Cependant, la légalisation du cannabis offre un moyen dorénavant économique à l’État de maintenir des relations de pouvoir sur une activité illégale. En effet, le légalisme n’a pas comme objectif d’éradiquer la production illégale, ni les espaces illégaux de production.
Dans les pays, notamment du Sud, où le légalisme a été mis en place, on assiste plutôt à des activités « semi légales », qui se déroulent à la fois légalement et illégalement, de nombreux acteurs passant de la légalité à l’illégalité, voire opérant sur les deux types d’activité.
Cette position de semi-légalité permet le développement d’échanges à la fois légaux et clandestins. Cela est aussi vrai dans le contexte marocain, qui continue à interdire l’usage récréatif du cannabis, et où la légalisation ne concerne que la zone dite historique, qui représente 30 % de la zone de production actuelle.
L’environnement et la question de légalisation
L’expansion du marché du cannabis s’est faite au détriment de l’écologie, car le défrichage de la forêt est devenu le seul moyen d’accès à la terre. Les acteurs locaux, comme les acteurs étatiques, sont conscients des enjeux et des risques environnementaux dans la région.
L’environnement génère dans cette région une injustice structurelle, entre une minorité qui privatise l’accès à l’eau à travers la construction de mini-barrages clandestins et une majorité de producteurs qui se trouvent parfois obligés d’alterner entre travail dans les champs et une semi-migration vers les villes pour travailler, en raison de l’accès limité aux ressources nécessaires à la culture : graine hybride plus rentable, eau, etc.

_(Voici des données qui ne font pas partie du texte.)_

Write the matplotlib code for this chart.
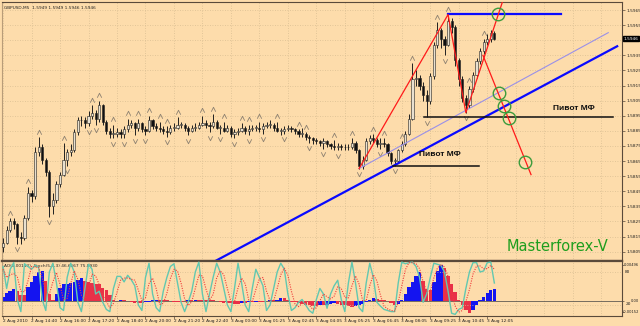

L’arrivée depuis des décennies de nouvelles plantes hybrides dans la région a accéléré la dégradation des terres et l’exploitation des ressources en eau, car ces hybrides en sont très demandeuses.
Avec ses 60 000 patients utilisant le cannabis médical, Israël fait office de leader mondial dans le domaine de la production du cannabis thérapeutique et commercial
Il existe aujourd’hui dans la région quelques exemples de producteurs de cannabis qui plaident pour la durabilité de l’environnement, en cultivant les graines classiques cultivées de manière éthique et sans pesticide.
Toutefois, la réglementation ne garantit pas la bonne gestion de l’environnement ; elle introduit une nouvelle demande et un nouveau marché, car la production légale n’échappera pas aux abus qui marquent l’agriculture marocaine.
Alors que les cultivateurs de cannabis ne sont pas éduqués aux effets négatifs que la production agroalimentaire peut avoir sur l’environnement, les consommateurs des produits thérapeutiques voient ces produits réglementés, et vendus en pharmacie, comme sûrs et éthiques.
Cette situation devient plus inquiétante quand on observe l’intérêt que les médias marocains accordent au cas israélien.
Avec ses 60 000 patients utilisant le cannabis médical par an, Israël fait office de leader mondial dans le domaine de la production du cannabis thérapeutique et commercial. Il est représenté ainsi par les médias comme un modèle à suivre, et les décideurs marocains semblent séduits par ce qu’ils nomment « un business prometteur ».